[BEGIN ENTRIES SHOWN]

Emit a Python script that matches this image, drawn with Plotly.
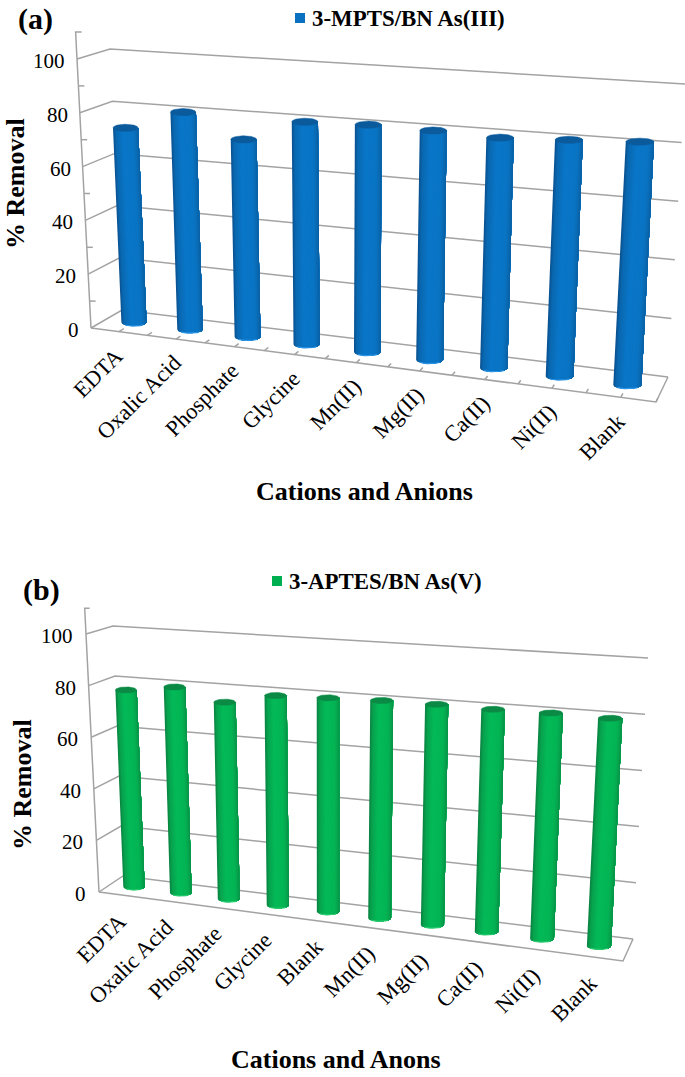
import plotly.graph_objects as go

# ---------- data ----------
categories_a = ["EDTA", "Oxalic Acid", "Phosphate", "Glycine", "Mn(II)", "Mg(II)", "Ca(II)", "Ni(II)", "Blank"]
removal_a = [73.0, 80.6, 72.3, 80.5, 81.2, 80.9, 80.2, 81.3, 82.5]
series_a = "3-MPTS/BN As(III)"
xtitle_a = "Cations and Anions"

categories_b = ["EDTA", "Oxalic Acid", "Phosphate", "Glycine", "Blank", "Mn(II)", "Mg(II)", "Ca(II)", "Ni(II)", "Blank"]
removal_b = [77.1, 79.7, 75.3, 79.3, 79.9, 80.4, 80.5, 80.2, 80.4, 80.1]
series_b = "3-APTES/BN As(V)"
xtitle_b = "Cations and Anons"

y_ticks = [0, 20, 40, 60, 80, 100]
y_minor = [10, 30, 50, 70, 90]
ytitle = "% Removal"

FONT = "Liberation Serif"
GRID = "#a3a3a3"
K = 1.13   # perspective foreshortening along the category axis

panel_a = dict(
    cats=categories_a, vals=removal_a, name=series_a, xtitle=xtitle_a, tag="(a)",
    FL=(91, 328), FR=(656, 402), BL=(122, 310), BR=(668, 377),
    TFL=(77, 59), TFR=(673, 101), TBL=(110, 49), TBR=(685, 84),
    rx=(12.5, 14.2), ry=3.6, minor=True,
    stops=[(-1, "#0a4f8c"), (-0.78, "#0a68b0"), (-0.2, "#0a76c8"), (0.6, "#0a74c4"), (0.88, "#0a68b0"), (1, "#0a5c9f")],
    top="#0a5a9c", rim="#2a94e6", marker="#0a70c0",
    tag_xy=(35, 19), leg_sq=(300, 18), leg_x=311, leg_y=18,
    ytitle_xy=(15, 184), xtitle_xy=(364, 491), lab_off=(11, 10), tick_off=(-11, 2),
)
panel_b = dict(
    cats=categories_b, vals=removal_b, name=series_b, xtitle=xtitle_b, tag="(b)",
    FL=(99, 892), FR=(623, 961), BL=(123, 876), BR=(633, 939),
    TFL=(86, 634), TFR=(639, 669), TBL=(113, 626), TBR=(648, 658),
    rx=(10.6, 12.2), ry=3.1, minor=False,
    stops=[(-1, "#0a8040"), (-0.75, "#08a24e"), (-0.2, "#04ba58"), (0.6, "#04b454"), (0.88, "#08a04c"), (1, "#0a8c46")],
    top="#0a8a44", rim="#2ccb70", marker="#00b050",
    tag_xy=(41, 590), leg_sq=(277, 581), leg_x=288, leg_y=581,
    ytitle_xy=(22, 785), xtitle_xy=(336, 1059), lab_off=(10, 12), tick_off=(-12, 2),
)


def lerp(a, b, f):
    return (a[0] + (b[0] - a[0]) * f, a[1] + (b[1] - a[1]) * f)


def warp(u):
    return u / (u + K * (1 - u)) if u > 0 else 0.0


def project(p, u, d, v):
    """Map category fraction u, depth d (0 front, 1 back), value v to page position."""
    t = warp(u)
    w = v / 100.0
    floor = lerp(lerp(p["FL"], p["FR"], t), lerp(p["BL"], p["BR"], t), d)
    roof = lerp(lerp(p["TFL"], p["TFR"], t), lerp(p["TBL"], p["TBR"], t), d)
    return lerp(floor, roof, w)


def hex2rgb(h):
    return tuple(int(h[i:i + 2], 16) for i in (1, 3, 5))


def shade(stops, s):
    for (s0, c0), (s1, c1) in zip(stops, stops[1:]):
        if s0 <= s <= s1:
            f = (s - s0) / (s1 - s0)
            a, b = hex2rgb(c0), hex2rgb(c1)
            return "#%02x%02x%02x" % tuple(round(a[i] + (b[i] - a[i]) * f) for i in range(3))
    return stops[-1][1]


def polyline(segments):
    xs, ys = [], []
    for seg in segments:
        for x, y in seg:
            xs.append(x)
            ys.append(y)
        xs.append(None)
        ys.append(None)
    return xs, ys


fig = go.Figure()
annotations = []


def text(x, y, s, size, bold=False, angle=0, xa="center", ya="middle"):
    annotations.append(dict(
        x=x, y=y, xref="x", yref="y", text=f"<b>{s}</b>" if bold else s, showarrow=False,
        font=dict(family=FONT, size=size, color="#000000"), textangle=angle,
        xanchor=xa, yanchor=ya, borderpad=0,
    ))


def draw(p):
    n = len(p["cats"])
    # walls and floor
    segs = []
    for v in y_ticks:
        segs.append([project(p, 0, 0, v), project(p, 0, 1, v), project(p, 1, 1, v)])
    segs.append([project(p, 0, 0, 0), project(p, 0, 0, 110), (project(p, 0, 0.18, 110)[0], project(p, 0, 0, 110)[1])])
    segs.append([project(p, 0, 0, 0), project(p, 1, 0, 0), project(p, 1, 1, 0)])
    if p["minor"]:
        for v in y_minor:
            a = project(p, 0, 0, v)
            segs.append([a, (a[0] + 6, a[1])])
        for i in range(1, 2 * n + 1):
            segs.append([project(p, i / (2 * n), 0, 0), project(p, i / (2 * n), 0.16, 0)])
    xs, ys = polyline(segs)
    fig.add_trace(go.Scatter(x=xs, y=ys, mode="lines", line=dict(color=GRID, width=1.5), hoverinfo="skip"))

    # cylinders: painted left to right, each band reaching the right edge so no seams show
    N = 28
    prof = [-1 + 2 * j / N for j in range(N + 1)]
    low = lambda s, ry: ry * max(0.0, 1 - s * s) ** 0.5
    bands = {j: [] for j in range(N)}
    tops, rims = [], []
    for i, val in enumerate(p["vals"]):
        u = (i + 0.5) / n
        t = warp(u)
        rx = p["rx"][0] + (p["rx"][1] - p["rx"][0]) * t
        ry = p["ry"]
        base = project(p, u, 0.5, 0)
        head = project(p, u, 0.5, val)
        for j in range(N):
            arc = [(base[0] + rx * s, base[1] + low(s, ry)) for s in reversed(prof[j:])]
            s0 = prof[j]
            bands[j].append([(head[0] + rx * s0, head[1] + low(s0, ry)), (head[0] + rx, head[1])] + arc +
                            [(head[0] + rx * s0, head[1] + low(s0, ry))])
        tops.append([(head[0] + rx * s, head[1] + low(s, ry)) for s in prof] +
                    [(head[0] + rx * s, head[1] - low(s, ry)) for s in reversed(prof)])
        rims.append([(base[0] + rx * s, base[1] + low(s, ry)) for s in prof[4:-4]])
    for j in range(N):
        xs, ys = polyline(bands[j])
        c = shade(p["stops"], -1 + 2 * (j + 0.5) / N)
        fig.add_trace(go.Scatter(x=xs, y=ys, mode="lines", fill="toself", fillcolor=c,
                                 line=dict(color=c, width=0), hoverinfo="skip"))
    xs, ys = polyline(tops)
    fig.add_trace(go.Scatter(x=xs, y=ys, mode="lines", fill="toself", fillcolor=p["top"],
                             line=dict(color=p["top"], width=0.5), name=p["name"]))
    xs, ys = polyline(rims)
    fig.add_trace(go.Scatter(x=xs, y=ys, mode="lines", line=dict(color=p["rim"], width=1.2), hoverinfo="skip"))

    # legend marker
    fig.add_trace(go.Scatter(x=[p["leg_sq"][0]], y=[p["leg_sq"][1]], mode="markers",
                             marker=dict(symbol="square", size=10, color=p["marker"]), hoverinfo="skip"))
    text(p["leg_x"], p["leg_y"], p["name"], 22.9, bold=True, xa="left")
    text(*p["tag_xy"], p["tag"], 30, bold=True)
    text(*p["ytitle_xy"], ytitle, 26, bold=True, angle=-90)
    text(*p["xtitle_xy"], p["xtitle"], 26, bold=True)

    for v in y_ticks:
        x, y = project(p, 0, 0, v)
        text(x + p["tick_off"][0], y + p["tick_off"][1], str(v), 21, xa="right")
    for i, lab in enumerate(p["cats"]):
        x, y = project(p, (i + 0.5) / n, 0, 0)
        text(x + p["lab_off"][0], y + p["lab_off"][1], lab, 22.5, angle=-45, xa="right", ya="top")


draw(panel_a)
draw(panel_b)

fig.update_layout(
    width=685, height=1077, margin=dict(l=0, r=0, t=0, b=0),
    paper_bgcolor="white", plot_bgcolor="white", showlegend=False,
    annotations=annotations,
    xaxis=dict(range=[0, 685], visible=False, fixedrange=True),
    yaxis=dict(range=[1077, 0], visible=False, fixedrange=True),
)
fig.write_html("out.html", post_script="document.body.style.margin='0';", config={"displayModeBar": False})
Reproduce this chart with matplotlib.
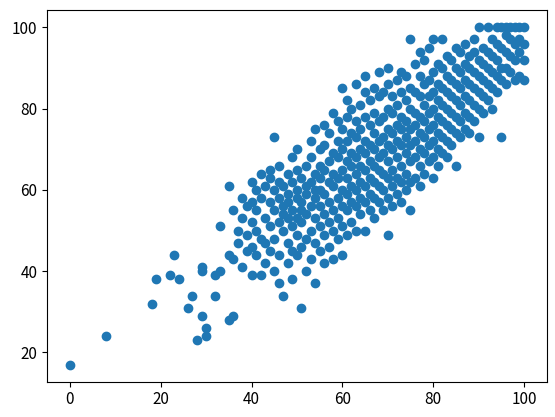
import matplotlib.pyplot as plt

plt.rcParams['font.family'] = ['Noto Sans CJK KR', 'DejaVu Sans']

# scores, grouped by x value
cols = {
    0: [17], 8: [24], 18: [32], 19: [38], 22: [39], 23: [44], 24: [38],
    26: [31], 27: [34], 28: [23], 29: [29, 40, 41], 30: [24, 26], 32: [34, 39],
    33: [40, 51], 35: [28, 44, 61], 36: [29, 43, 55], 37: [50, 47], 38: [41, 58, 53],
    39: [45, 49, 56], 40: [39, 46, 52, 62, 57], 41: [44, 55, 50, 60], 42: [39, 48, 58, 64],
    43: [42, 53, 61, 47], 44: [45, 51, 57, 63, 65], 45: [40, 48, 55, 60, 73],
    46: [37, 44, 52, 58, 62, 66], 47: [34, 50, 56, 61, 54], 48: [42, 47, 53, 59, 64, 57],
    49: [38, 45, 51, 55, 62, 68], 50: [44, 49, 53, 58, 60, 65, 70], 51: [31, 46, 52, 57, 63, 55],
    52: [40, 48, 54, 59, 66, 61], 53: [43, 50, 56, 62, 68, 72], 54: [37, 47, 53, 58, 64, 60, 75],
    55: [45, 51, 56, 60, 66, 70, 63], 56: [42, 49, 54, 59, 65, 71, 76], 57: [46, 52, 57, 62, 67, 74],
    58: [43, 50, 55, 61, 64, 69, 79], 59: [48, 53, 58, 63, 68, 72, 77], 60: [44, 51, 56, 60, 65, 70, 75, 85],
    61: [49, 55, 59, 63, 67, 72, 78, 82], 62: [52, 57, 61, 66, 69, 74, 80], 63: [50, 56, 60, 64, 68, 73, 77, 86],
    64: [54, 58, 62, 66, 70, 75, 81], 65: [50, 57, 61, 65, 69, 72, 78, 84, 88], 66: [55, 59, 63, 67, 71, 76, 82],
    67: [53, 58, 62, 66, 70, 74, 79, 85], 68: [57, 61, 65, 68, 72, 77, 83, 89], 69: [55, 60, 64, 69, 73, 78, 84],
    70: [49, 58, 63, 67, 71, 75, 80, 86, 90], 71: [56, 61, 65, 70, 74, 79, 83], 72: [59, 63, 68, 72, 76, 81, 87],
    73: [57, 62, 66, 71, 75, 78, 84, 89], 74: [60, 64, 69, 73, 77, 82, 88], 75: [55, 62, 67, 71, 75, 80, 85, 97],
    76: [63, 68, 72, 76, 79, 84, 91], 77: [61, 66, 70, 74, 78, 83, 88, 94], 78: [64, 69, 73, 77, 81, 86, 92],
    79: [67, 71, 75, 79, 83, 87, 95], 80: [63, 68, 72, 76, 80, 84, 89, 97], 81: [66, 70, 74, 78, 82, 86, 91],
    82: [69, 73, 77, 81, 85, 90, 97], 83: [68, 72, 76, 80, 84, 88, 93], 84: [71, 75, 79, 83, 87, 92],
    85: [66, 74, 78, 82, 86, 90, 95], 86: [73, 77, 81, 85, 89, 94], 87: [75, 79, 83, 87, 91, 96],
    88: [74, 78, 82, 86, 90, 93], 89: [77, 81, 85, 89, 94, 97], 90: [73, 80, 84, 88, 92, 100],
    91: [79, 83, 87, 91, 95], 92: [82, 86, 90, 94, 100], 93: [80, 85, 89, 93, 97], 94: [84, 88, 92, 96, 100],
    95: [73, 87, 90, 95, 100], 96: [86, 90, 94, 98, 100], 97: [89, 93, 97, 100], 98: [87, 92, 96, 100],
    99: [88, 94, 97, 100], 100: [87, 92, 96, 100],
}
x_vals = [x for x, ys in cols.items() for _ in ys]
y_vals = [y for ys in cols.values() for y in ys]

fig, ax = plt.subplots(figsize=(5.55, 4.17), dpi=100)
ax.scatter(x_vals, y_vals, color='#1f77b4', s=36)
ax.set_xticks([0, 20, 40, 60, 80, 100])
ax.set_yticks([20, 40, 60, 80, 100])
ax.tick_params(labelsize=11)
plt.subplots_adjust(left=0.085, right=0.985, top=0.975, bottom=0.085)
fig.savefig('out.png')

[END ENTRIES SHOWN]

● WHAT THIS TASK INVOLVES
With the pictures left out, restate word for word every line of the data above, from the first down to the line that contains "the category axis".

● ANSWER
Emit a Python script that matches this image, drawn with Plotly.
import plotly.graph_objects as go

# ---------- data ----------
categories_a = ["EDTA", "Oxalic Acid", "Phosphate", "Glycine", "Mn(II)", "Mg(II)", "Ca(II)", "Ni(II)", "Blank"]
removal_a = [73.0, 80.6, 72.3, 80.5, 81.2, 80.9, 80.2, 81.3, 82.5]
series_a = "3-MPTS/BN As(III)"
xtitle_a = "Cations and Anions"

categories_b = ["EDTA", "Oxalic Acid", "Phosphate", "Glycine", "Blank", "Mn(II)", "Mg(II)", "Ca(II)", "Ni(II)", "Blank"]
removal_b = [77.1, 79.7, 75.3, 79.3, 79.9, 80.4, 80.5, 80.2, 80.4, 80.1]
series_b = "3-APTES/BN As(V)"
xtitle_b = "Cations and Anons"

y_ticks = [0, 20, 40, 60, 80, 100]
y_minor = [10, 30, 50, 70, 90]
ytitle = "% Removal"

FONT = "Liberation Serif"
GRID = "#a3a3a3"
K = 1.13   # perspective foreshortening along the category axis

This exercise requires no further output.